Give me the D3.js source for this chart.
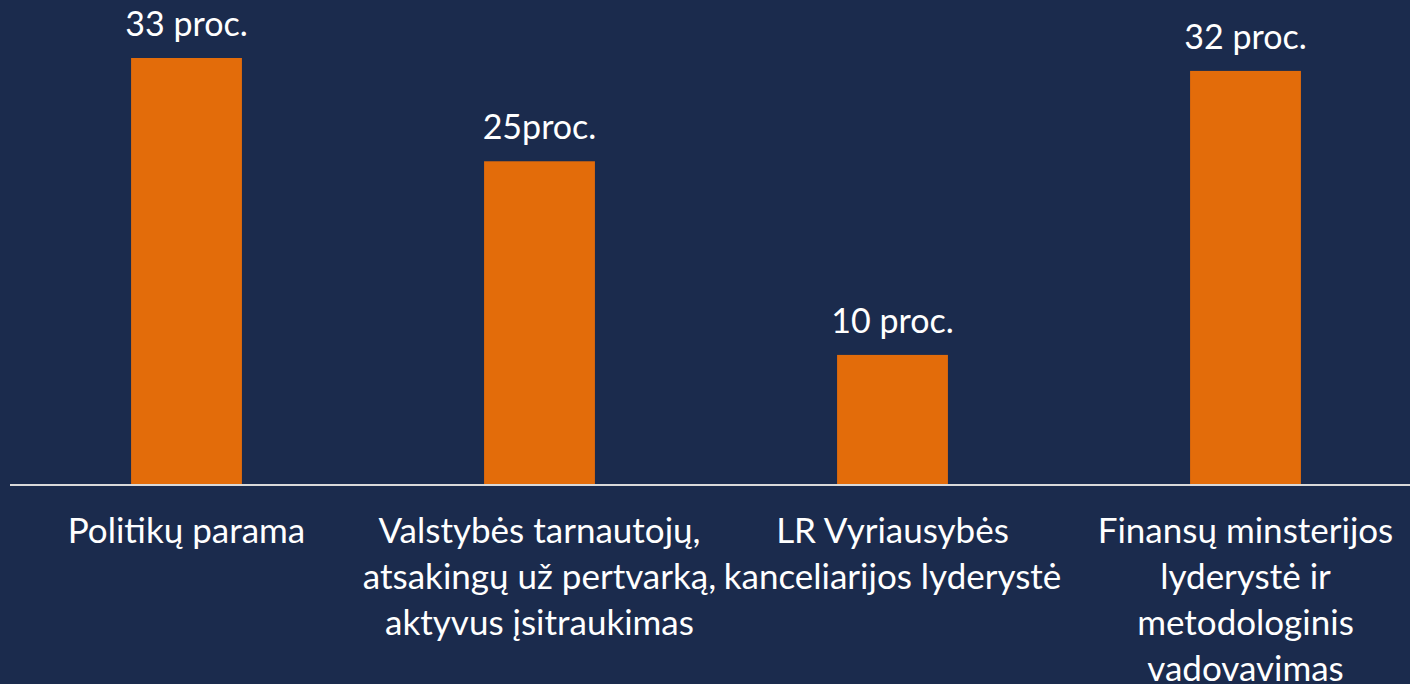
<!DOCTYPE html>
<html>
<head>
<meta charset="utf-8">
<script src="https://cdn.jsdelivr.net/npm/d3@7"></script>
<style>
  html, body { margin: 0; padding: 0; background: #1b2b4d; }
  text { font-family: Lato, "Open Sans", sans-serif; fill: #ffffff; }
</style>
</head>
<body>
<div id="chart-area"></div>
<script>
// data
var categories = ["Politikų parama", "Valstybės tarnautojų", "LR Vyriausybės", "Finansų minsterijos"];
var tickLabels = [
  ["Politikų parama"],
  ["Valstybės tarnautojų,", "atsakingų už pertvarką,", "aktyvus įsitraukimas"],
  ["LR Vyriausybės", "kanceliarijos lyderystė"],
  ["Finansų minsterijos", "lyderystė ir", "metodologinis", "vadovavimas"]
];
var values = [33, 25, 10, 32];
var valueLabels = ["33 proc.", "25proc.", "10 proc.", "32 proc."];

var width = 1410, height = 684;

var svg = d3.select("#chart-area").append("svg")
            .attr("width", width)
            .attr("height", height);

svg.append("rect")
   .attr("width", width)
   .attr("height", height)
   .attr("fill", "#1b2b4d");

var x = d3.scaleBand()
          .domain(categories)
          .range([10, 1422])
          .paddingInner(0.686)
          .paddingOuter(0.343);

var y = d3.scaleLinear()
          .domain([0, 33])
          .range([484, 58]);

// bars
svg.selectAll("rect.bar")
   .data(values)
   .enter()
   .append("rect")
     .attr("class", "bar")
     .attr("x", (d, i) => x(categories[i]))
     .attr("y", (d) => y(d))
     .attr("width", x.bandwidth())
     .attr("height", (d) => y(0) - y(d))
     .attr("fill", "#e36c0a");

// baseline
svg.append("line")
   .attr("x1", 10)
   .attr("x2", width)
   .attr("y1", y(0) + 1)
   .attr("y2", y(0) + 1)
   .attr("stroke", "#d9d9d9")
   .attr("stroke-width", 2);

// value labels
svg.selectAll("text.value")
   .data(values)
   .enter()
   .append("text")
     .attr("class", "value")
     .attr("x", (d, i) => x(categories[i]) + x.bandwidth() / 2)
     .attr("y", (d) => y(d) - 22)
     .attr("text-anchor", "middle")
     .style("font-size", "34px")
     .text((d, i) => valueLabels[i]);

// category labels
var lineH = 46;
var groups = svg.selectAll("text.cat")
   .data(tickLabels)
   .enter()
   .append("text")
     .attr("class", "cat")
     .attr("text-anchor", "middle")
     .style("font-size", "35px");

groups.selectAll("tspan")
   .data((d, i) => d.map((t) => ({ t: t, i: i })))
   .enter()
   .append("tspan")
     .attr("x", (d) => x(categories[d.i]) + x.bandwidth() / 2)
     .attr("y", (d, j) => 543 + j * lineH)
     .text((d) => d.t);
</script>
</body>
</html>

# # #

▸ Your goal
Repeat the material above word for word and skip every image in it.

▸ Correct output
Give me the D3.js source for this chart.
<!DOCTYPE html>
<html>
<head>
<meta charset="utf-8">
<script src="https://cdn.jsdelivr.net/npm/d3@7"></script>
<style>
  html, body { margin: 0; padding: 0; background: #1b2b4d; }
  text { font-family: Lato, "Open Sans", sans-serif; fill: #ffffff; }
</style>
</head>
<body>
<div id="chart-area"></div>
<script>
// data
var categories = ["Politikų parama", "Valstybės tarnautojų", "LR Vyriausybės", "Finansų minsterijos"];
var tickLabels = [
  ["Politikų parama"],
  ["Valstybės tarnautojų,", "atsakingų už pertvarką,", "aktyvus įsitraukimas"],
  ["LR Vyriausybės", "kanceliarijos lyderystė"],
  ["Finansų minsterijos", "lyderystė ir", "metodologinis", "vadovavimas"]
];
var values = [33, 25, 10, 32];
var valueLabels = ["33 proc.", "25proc.", "10 proc.", "32 proc."];

var width = 1410, height = 684;

var svg = d3.select("#chart-area").append("svg")
            .attr("width", width)
            .attr("height", height);

svg.append("rect")
   .attr("width", width)
   .attr("height", height)
   .attr("fill", "#1b2b4d");

var x = d3.scaleBand()
          .domain(categories)
          .range([10, 1422])
          .paddingInner(0.686)
          .paddingOuter(0.343);

var y = d3.scaleLinear()
          .domain([0, 33])
          .range([484, 58]);

// bars
svg.selectAll("rect.bar")
   .data(values)
   .enter()
   .append("rect")
     .attr("class", "bar")
     .attr("x", (d, i) => x(categories[i]))
     .attr("y", (d) => y(d))
     .attr("width", x.bandwidth())
     .attr("height", (d) => y(0) - y(d))
     .attr("fill", "#e36c0a");

// baseline
svg.append("line")
   .attr("x1", 10)
   .attr("x2", width)
   .attr("y1", y(0) + 1)
   .attr("y2", y(0) + 1)
   .attr("stroke", "#d9d9d9")
   .attr("stroke-width", 2);

// value labels
svg.selectAll("text.value")
   .data(values)
   .enter()
   .append("text")
     .attr("class", "value")
     .attr("x", (d, i) => x(categories[i]) + x.bandwidth() / 2)
     .attr("y", (d) => y(d) - 22)
     .attr("text-anchor", "middle")
     .style("font-size", "34px")
     .text((d, i) => valueLabels[i]);

// category labels
var lineH = 46;
var groups = svg.selectAll("text.cat")
   .data(tickLabels)
   .enter()
   .append("text")
     .attr("class", "cat")
     .attr("text-anchor", "middle")
     .style("font-size", "35px");

groups.selectAll("tspan")
   .data((d, i) => d.map((t) => ({ t: t, i: i })))
   .enter()
   .append("tspan")
     .attr("x", (d) => x(categories[d.i]) + x.bandwidth() / 2)
     .attr("y", (d, j) => 543 + j * lineH)
     .text((d) => d.t);
</script>
</body>
</html>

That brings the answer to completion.